In a way, stablecoins offer regular traders and the average individuals a sense of security when looking at their assets. Bitcoin and other altcoins are known for their volatility, which can be highly convenient for some who are always tracking their investments' worth a week or month from now for their security and livelihood. Crypto's unpredictability contrasts the generally stable prices of fiat money like the US dollar or other assets like gold. Yes, the values of fiat currencies also change over time, but the day-to-day changes aren't as drastci compared to cryptos.

The result is a currency that combines crypto technology and the stability of price action of fiat currencies or gold. As mentioned, a stablecoin is pegged on an underlying asset, and a reserve is set up that stores the assets or assets backing the stablecoin. For example, its developers may hold $10 million in a bank to back up 10 million units of the stablecoins. The money or asset in the reserve acts as the collateral for the stablecoin, so every time a holder wishes to cash out their tokens, an equal amount is taken out from the reserve.

Dai and algorithmic stablecoins-Offering a different way to back up the coins

But other stablecoins work differently, backed by cryptocurrencies other than fiat money, yet they're still designed to track a mainstream asset like the USD. A good example of this type is MakerDAO, which offers a stablecoin through a service called 'Vault' or Collaterized Debt Position. Under this arrangement, the user's cryptocurrency is locked up, and once the smart contract knows that the collateral is secured, it can be used to borrow Dai, its stablecoin.

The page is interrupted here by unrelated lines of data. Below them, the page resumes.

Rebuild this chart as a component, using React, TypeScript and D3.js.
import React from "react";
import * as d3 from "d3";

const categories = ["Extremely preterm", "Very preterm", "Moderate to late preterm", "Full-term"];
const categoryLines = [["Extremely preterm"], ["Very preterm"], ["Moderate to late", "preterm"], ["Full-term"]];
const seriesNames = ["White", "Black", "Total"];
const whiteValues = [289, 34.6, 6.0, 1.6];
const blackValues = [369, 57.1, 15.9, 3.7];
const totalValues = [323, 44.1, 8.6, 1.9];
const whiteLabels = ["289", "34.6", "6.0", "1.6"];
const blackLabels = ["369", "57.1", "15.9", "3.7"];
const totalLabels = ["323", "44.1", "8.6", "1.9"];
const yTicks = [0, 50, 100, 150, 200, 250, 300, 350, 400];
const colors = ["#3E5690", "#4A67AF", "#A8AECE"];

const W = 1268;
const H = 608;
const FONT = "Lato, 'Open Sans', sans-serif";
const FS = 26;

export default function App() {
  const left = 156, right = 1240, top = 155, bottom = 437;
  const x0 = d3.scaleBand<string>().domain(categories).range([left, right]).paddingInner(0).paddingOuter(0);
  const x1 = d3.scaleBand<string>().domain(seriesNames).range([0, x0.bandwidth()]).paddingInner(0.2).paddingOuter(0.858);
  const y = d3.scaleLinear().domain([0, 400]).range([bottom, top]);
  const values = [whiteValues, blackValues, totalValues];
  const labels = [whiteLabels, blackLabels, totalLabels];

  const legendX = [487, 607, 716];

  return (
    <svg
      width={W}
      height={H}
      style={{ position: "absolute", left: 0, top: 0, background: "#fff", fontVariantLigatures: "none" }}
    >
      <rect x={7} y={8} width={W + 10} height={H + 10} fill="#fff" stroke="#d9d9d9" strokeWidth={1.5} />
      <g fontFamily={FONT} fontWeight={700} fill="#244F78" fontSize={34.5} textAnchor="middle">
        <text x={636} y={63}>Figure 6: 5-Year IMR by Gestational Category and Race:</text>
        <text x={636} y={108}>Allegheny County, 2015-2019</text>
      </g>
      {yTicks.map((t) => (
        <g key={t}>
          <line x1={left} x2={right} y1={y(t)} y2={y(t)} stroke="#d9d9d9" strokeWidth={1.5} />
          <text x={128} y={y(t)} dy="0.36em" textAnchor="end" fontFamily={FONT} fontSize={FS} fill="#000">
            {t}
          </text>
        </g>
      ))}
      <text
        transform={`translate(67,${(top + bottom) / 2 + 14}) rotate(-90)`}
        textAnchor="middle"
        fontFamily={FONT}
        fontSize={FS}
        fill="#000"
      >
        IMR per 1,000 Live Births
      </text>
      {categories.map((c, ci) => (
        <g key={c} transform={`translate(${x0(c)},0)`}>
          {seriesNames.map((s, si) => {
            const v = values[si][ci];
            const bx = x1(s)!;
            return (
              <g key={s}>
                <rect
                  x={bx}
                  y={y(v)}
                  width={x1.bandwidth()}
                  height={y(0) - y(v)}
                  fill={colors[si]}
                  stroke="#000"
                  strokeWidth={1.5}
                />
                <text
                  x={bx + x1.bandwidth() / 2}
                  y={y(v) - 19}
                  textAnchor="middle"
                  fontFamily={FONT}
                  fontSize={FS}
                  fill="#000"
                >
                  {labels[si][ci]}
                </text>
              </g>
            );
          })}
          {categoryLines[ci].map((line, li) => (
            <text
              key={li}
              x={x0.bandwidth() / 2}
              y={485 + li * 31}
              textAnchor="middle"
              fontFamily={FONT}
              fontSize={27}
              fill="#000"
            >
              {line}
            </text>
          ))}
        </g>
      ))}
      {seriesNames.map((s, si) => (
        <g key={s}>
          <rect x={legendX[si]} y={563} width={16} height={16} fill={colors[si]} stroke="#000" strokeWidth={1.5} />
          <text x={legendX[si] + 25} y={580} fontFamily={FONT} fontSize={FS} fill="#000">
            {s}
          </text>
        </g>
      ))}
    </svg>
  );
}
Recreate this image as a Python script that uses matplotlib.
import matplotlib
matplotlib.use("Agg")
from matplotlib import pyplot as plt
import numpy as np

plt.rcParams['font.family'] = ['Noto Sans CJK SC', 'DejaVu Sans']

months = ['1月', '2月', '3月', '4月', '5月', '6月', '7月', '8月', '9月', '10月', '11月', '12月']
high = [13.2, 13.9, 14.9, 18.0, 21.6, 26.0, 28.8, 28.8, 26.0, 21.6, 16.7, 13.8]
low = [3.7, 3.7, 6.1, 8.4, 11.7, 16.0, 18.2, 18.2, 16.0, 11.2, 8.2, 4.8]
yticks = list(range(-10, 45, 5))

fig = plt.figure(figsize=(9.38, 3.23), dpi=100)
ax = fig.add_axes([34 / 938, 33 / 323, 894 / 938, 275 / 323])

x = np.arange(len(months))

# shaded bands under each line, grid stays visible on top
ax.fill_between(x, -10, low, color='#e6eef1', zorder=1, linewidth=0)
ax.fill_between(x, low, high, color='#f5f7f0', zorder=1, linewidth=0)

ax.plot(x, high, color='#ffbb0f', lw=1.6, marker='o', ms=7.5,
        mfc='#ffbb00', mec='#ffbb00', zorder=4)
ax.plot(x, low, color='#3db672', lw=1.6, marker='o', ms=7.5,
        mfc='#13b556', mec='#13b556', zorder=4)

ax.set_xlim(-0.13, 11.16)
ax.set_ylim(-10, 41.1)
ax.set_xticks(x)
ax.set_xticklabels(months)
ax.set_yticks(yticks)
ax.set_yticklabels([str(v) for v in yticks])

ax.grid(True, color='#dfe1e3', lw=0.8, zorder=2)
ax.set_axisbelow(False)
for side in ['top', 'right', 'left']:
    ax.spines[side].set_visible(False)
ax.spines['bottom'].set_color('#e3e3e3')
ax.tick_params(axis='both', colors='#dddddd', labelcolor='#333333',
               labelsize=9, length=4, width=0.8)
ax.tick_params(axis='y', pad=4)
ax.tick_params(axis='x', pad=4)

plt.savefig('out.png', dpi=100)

Another variety of stablecoin is the algorithmic stablecoin, which isn't collateralized. Instead, developers burn or create coins to keep their value aligned with the target price. For example, if the stablecoin's target price of $1 falls to $0.75, its algorithm automatically burns a tranche of coins to introduce scarcity, thus pushing the value back to the same level. This stablecoin protocol is complicated to implement, and many developers tried yet failed to adopt the technology.

A Discussion on Stablecoins | The Federalist Society

Stablecoins' main appeal lies in their use of collateral to back up its value. Here's a look at the different types of stablecoins used for backing crypto assets:

  • Fiat: Fiat currency, like the US dollar, is the most common collateral for stablecoins. Other currencies have recently been used, like the Turkish Lira for the bilira and the planned PHPC, which is pegged on the Philippine Peso.
  • Precious metals. Some stablecoins are tied to the value of precious metals like silver or gold.
  • Cryptos. Developers may also use other cryptocurrencies to back up their stablecoin projects. Most stablecoin projects that use this mechanism use Ether, Ethereum's native token, as collateral.
  • Other investment. Tether's USDT uses various collateral to back up the stablecoin. In a breakdown provided by the company in 2021, half of the company's reserves are in commercial paper, a form of short-term corporate debt rated A-2 or higher. Circle's USDC also lists a variety of approved investments as collateral.

What are the possible drawbacks of stablecoins?

Stablecoins are a more secure investment option for traders and individuals. Stablecoins' proponents also say that they are better alternatives for payments. However, there are a few drawbacks to keep in mind. Some potential issues come from how these cryptos are set up.

Let's discuss stablecoins' primary selling point: collateral. Traders and observers often ask the question: Does the company really have the collateral to back its stablecoins? For Tether's USDT, the debate centers on its claim of a 1:1 backing. Also, storing the reserves in a bank or another third-party location brings up another vulnerability.

The worst thing for stablecoin traders and investors is that the promised reserves backing the stablecoins are insufficient to redeem each unit. If this scenario happens, it affects investor confidence and may spell the fall of the stablecoin project.

Then, there's also the growing concern for regulation. Like Bitcoin and altcoins, stablecoins are increasingly subjected to inquiry and potential regulation. For example, the Biden administration announced in 2022 that it plans to regulate stablecoin issuers like banks. If this happens, issuers must insure their stablecoin reserves, creating a crypto version of the FDIC insurance. This proposed insurance protects traders from price fluctuations, theft, and the issuer's bankruptcy.

Also, issuers are subjected to federal oversight and auditing. And like other financial companies, issuers must comply with other rules, including promoting interoperability among stablecoins. Finally, there's still a growing debate about considering stablecoins as commodities or securities.

Stablecoins may have a few drawbacks, but there's no denying its potential to change the payments and financial landscape. It's the only form of digital cash that's widely available, offering stability in value through the backing of reserve assets. Stablecoins are slowly gaining wide acceptance, too, with many companies within the technology and financial sectors integrating stablecoins into their products. There are may be regulatory challenges ahead, but stablecoins will likely play a crucial role in shaping the future of digital money and the online financial landscape.